Ale większośc tych osób o których piszesz nie czyta żadnych postów internetowych bo w ogóle nie kożysta z internetu. Dlatego trzeba jeszcze zwrócić uwagę na niewłaściwe tytuły tym, którzy kształtują opinię publiczną w mediach masowych bo, jeżeli czytam w doniesieniach prasowych, że: „wprowadzenie zmniejszenia podatków lub wprowadzenie jakieś ulgi w podatkach będzie kosztowało budżet, pochłonie, z budżetu itp. XXXXL złotych” to odnoszę wrażenie, że większość opiniotwórczych polaków dała sobie wmówić, że dobro narodu polskiego to duże dochody i duże wydatki budżetu państwa. Tymczasem w krajach, w których jakość życia obywateli jest znacznie wyższa niż w Polsce skala redystrybucji środków pieniężnych przez budżet centralny jest znacznie niższa niż u nas. Czy celem pracy i działania wszystkich członków narodu jest stałe zwiększanie dochodów i wydatków budżetu czy raczej naturalnym celem działalności twórczej człowieka jest poprawa jakości życia sobie i swoim najbliższym realizowana między innymi przez działania na, rzecz poprawy jakości życia wszystkim członkom tego narodu, który tworzy Państwo i jego budżet? Przecież im mniej państwo przez działania swojej administracji zabierze pod przymusem pieniędzy rodzinom polskim, w tym rodzinom wychowującym dzieci, tym wyższa będzie jakość życia w tych rodzinach. Więc szanowni dziennikarze nie mówcie o kosztach budżetu tylko o zmniejszeniu obciążeń dla tej części społeczeństwa, od której zależy, to czy za kilkanaście lat będzie, komu w Polsce pracować na utrzymanie całego aparatu państwa i na utrzymanie nas, gdy będziemy starymi niezdolnymi do pracy schorowanymi ludźmi. Więc akurat ten pomysł obecnego rządu, (którego ogólnie zwolennikiem nie jestem) uważam za dobry, bo najtańsze i najefektywniejsze działanie władzy to takie, w którym zamiast zabierać jednym by dawać drugim od razu rezygnuje się z zabierania tym, którzy choć zarabiają tyle samo, co inni to muszą ponosić większe wydatki nie tylko dla swojego dobra, ale i dla dobra całego narodu i to dobra na kilka lub kilkanaście lat w przyszłość.

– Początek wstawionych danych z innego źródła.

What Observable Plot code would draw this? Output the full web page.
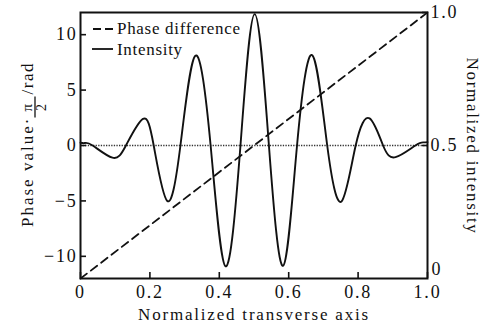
<!DOCTYPE html>
<html><head><meta charset="utf-8">
<script src="https://cdn.jsdelivr.net/npm/d3@7"></script>
<script src="https://cdn.jsdelivr.net/npm/@observablehq/plot@0.6"></script>
<style>
body{margin:0;background:#fff}
#chart{width:483px;height:327px}
</style>
</head><body><div id="chart"></div>
<script>
// ---- data ----
const phaseX = [0, 1];
const phaseY = [-12, 12];
const intensityX = [0, 0.012, 0.035, 0.092, 0.131, 0.180, 0.211, 0.250, 0.288, 0.331, 0.375, 0.418, 0.461, 0.502, 0.543, 0.584, 0.624, 0.668, 0.711, 0.752, 0.793, 0.833, 0.872, 0.908, 0.965, 0.988, 1];
const intensityY = [0.25, 0.22, 0, -1.1, 0, 2.4, 0, -5.0, 0, 8.1, 0, -10.9, 0, 11.85, 0, -10.85, 0, 8.15, 0, -5.05, 0, 2.45, 0, -1.05, 0, 0.28, 0.3];
const zeroLine = [0];
const xTicks = [0, 0.2, 0.4, 0.6, 0.8, 1.0];
const xTickLabels = ["0", "0.2", "0.4", "0.6", "0.8", "1.0"];
const leftTicks = [-10, -5, 0, 5, 10];
const leftTickLabels = ["\u221210", "\u22125", "0", "5", "10"];
const rightTicksTop = [0, 12];
const rightTicksTopLabels = ["0.5", "1.0"];
const rightTicksBottom = [-12];
const rightTicksBottomLabels = ["0"];
const legendLabels = ["Phase difference", "Intensity"];
const xTitle = "Normalized transverse axis";
const rightTitle = "Normalized intensity";
const leftTitleMain = "Phase value\u00b7";
const leftTitleNum = "\u03c0";
const leftTitleDen = "2";
const leftTitleUnit = "/rad";

const phase = phaseX.map((x, i) => ({x, y: phaseY[i]}));
const intensity = intensityX.map((x, i) => ({x, y: intensityY[i]}));
const lookup = (vals, labels) => d => labels[vals.indexOf(d)];

const FONT = "'Liberation Serif','Times New Roman',Times,serif";
const INK = "#111";

const plot = Plot.plot({
  width: 483, height: 327,
  marginLeft: 80, marginRight: 56, marginTop: 12, marginBottom: 49,
  x: {domain: [0, 1]},
  y: {domain: [-12, 12]},
  style: {fontFamily: FONT, fontSize: "18px", color: INK, background: "#fff", letterSpacing: "1.8px"},
  marks: [
    Plot.ruleY(zeroLine, {stroke: "#333", strokeWidth: 1.6, strokeDasharray: "1.3,1.3"}),
    Plot.line(phase, {x: "x", y: "y", stroke: INK, strokeWidth: 1.8, strokeDasharray: "8,5"}),
    Plot.line(intensity, {x: "x", y: "y", curve: "natural", stroke: INK, strokeWidth: 1.9}),
    Plot.frame({stroke: INK, strokeWidth: 2}),
    Plot.axisX(xTicks, {tickSize: -6, tickPadding: 13, strokeWidth: 1.6, tickFormat: lookup(xTicks, xTickLabels), label: null}),
    Plot.axisY(leftTicks, {anchor: "left", tickSize: -6, tickPadding: 9, strokeWidth: 1.6, tickFormat: lookup(leftTicks, leftTickLabels), label: null}),
    Plot.axisY(rightTicksTop, {anchor: "right", tickSize: -6, tickPadding: 9, strokeWidth: 1.6, tickFormat: lookup(rightTicksTop, rightTicksTopLabels), label: null}),
    Plot.axisY(rightTicksBottom, {anchor: "right", tickSize: 0, tickPadding: 4, dy: -9, tickFormat: lookup(rightTicksBottom, rightTicksBottomLabels), label: null}),
    Plot.text([xTitle], {text: d => d, frameAnchor: "bottom", dy: 36, lineAnchor: "middle", fontSize: 17})
  ]
});
document.getElementById("chart").appendChild(plot);

const svg = d3.select(plot);
// left title with stacked fraction
const g = svg.append("g")
  .attr("transform", "translate(33,227) rotate(-90)")
  .attr("fill", INK)
  .attr("text-anchor", "start")
  .style("font-family", FONT);
const main = g.append("text").attr("x", 0).attr("y", 0).attr("text-anchor", "start").style("font-size", "17px").style("letter-spacing", "2px").text(leftTitleMain);
const w = main.node().getComputedTextLength() - 2;
g.append("text").attr("x", w + 11).attr("y", -1).attr("text-anchor", "middle").style("font-size", "15px").style("letter-spacing", "0px").text(leftTitleNum);
g.append("line").attr("x1", w + 1).attr("x2", w + 22).attr("y1", 2).attr("y2", 2).attr("stroke", INK).attr("stroke-width", 1.3);
g.append("text").attr("x", w + 11).attr("y", 13).attr("text-anchor", "middle").style("font-size", "14px").style("letter-spacing", "0px").text(leftTitleDen);
g.append("text").attr("x", w + 24).attr("y", 0).attr("text-anchor", "start").style("font-size", "17px").style("letter-spacing", "1.6px").text(leftTitleUnit);

// right title
svg.append("text")
  .attr("transform", "translate(467,146) rotate(90)")
  .attr("text-anchor", "middle")
  .attr("fill", INK)
  .style("font-family", FONT).style("font-size", "17px").style("letter-spacing", "1.7px")
  .text(rightTitle);

// legend
const lg = svg.append("g").attr("text-anchor", "start").style("font-family", FONT).style("font-size", "17px").style("letter-spacing", "0.7px").attr("fill", INK);
lg.append("line").attr("x1", 93).attr("x2", 113).attr("y1", 29).attr("y2", 29).attr("stroke", INK).attr("stroke-width", 1.8).attr("stroke-dasharray", "8,4");
lg.append("text").attr("x", 117).attr("y", 34).attr("text-anchor", "start").text(legendLabels[0]);
lg.append("line").attr("x1", 92).attr("x2", 113).attr("y1", 49).attr("y2", 49).attr("stroke", INK).attr("stroke-width", 1.8);
lg.append("text").attr("x", 117).attr("y", 55).attr("text-anchor", "start").text(legendLabels[1]);
</script>
</body></html>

ciemny / 83.175.191.* / 2007-03-09 20:08
nie, nie chce mi sie robic na ten rzad, nie przekonuje mnie do tego zebym chcial placic na niego podatki. jak tylko bede mogl to bye, tylko k...a gdzie? wszedzie jest cos nie tak, a srał to pies i kot kaczynskiego, nie jest dobrze byc wyksztalconym, bo widac to dziadostwo i dlatego sie narzeka, ciemnota nie narzeka, bo NIE WIDZI.
czaterXX / 2007-03-08 15:39 / Bywalec forum
Dziekuje za takie wsprarcie mam je w du....., niech ustala cwaniaki stawke minimalna na 10 zł brutto i zobaczymy ile zagranicznych fimr stad by ucieklo
dwunastnica / 83.24.180.* / 2007-03-08 18:37
to co masz w du...ie to zapewne zaparcie a nie wsparcie.
wystraszony / 83.23.157.* / 2007-03-08 15:32
chyba zbliżaja sie wybory,bo pis prowadzi bardzo szeroką kampanie wyborczą,a po przegnaniu wildsteina i odzyskaniu przez pis telewizji klonów jakby więcej i gadają na modłe gebelsa.Może mają gdzieś schowanego kieszonkowego hitlera.Co to będzie,co to będzie...
pocieszenie / 83.24.180.* / 2007-03-08 18:35
a ty nie schowałeś gdzieś swojej służbowej TT i jesteś wystraszony. Nie bój się, głupa rżniesz równo, zatem uznają cię pewnie za niegroźnego psychola.
lciesiel / 2007-03-08 15:50 / Bywalec forum
Jak to co bedzie? Znów spadnie bezrobocie, bo trzeba kolejnej armii urzędników, by program wdrozyć. Znów kolejne ulgi obciążą pracodawców i pracujacych, rozrosnie sie szara strefa, itp. itd. "Janosików" ci u nas dostatek!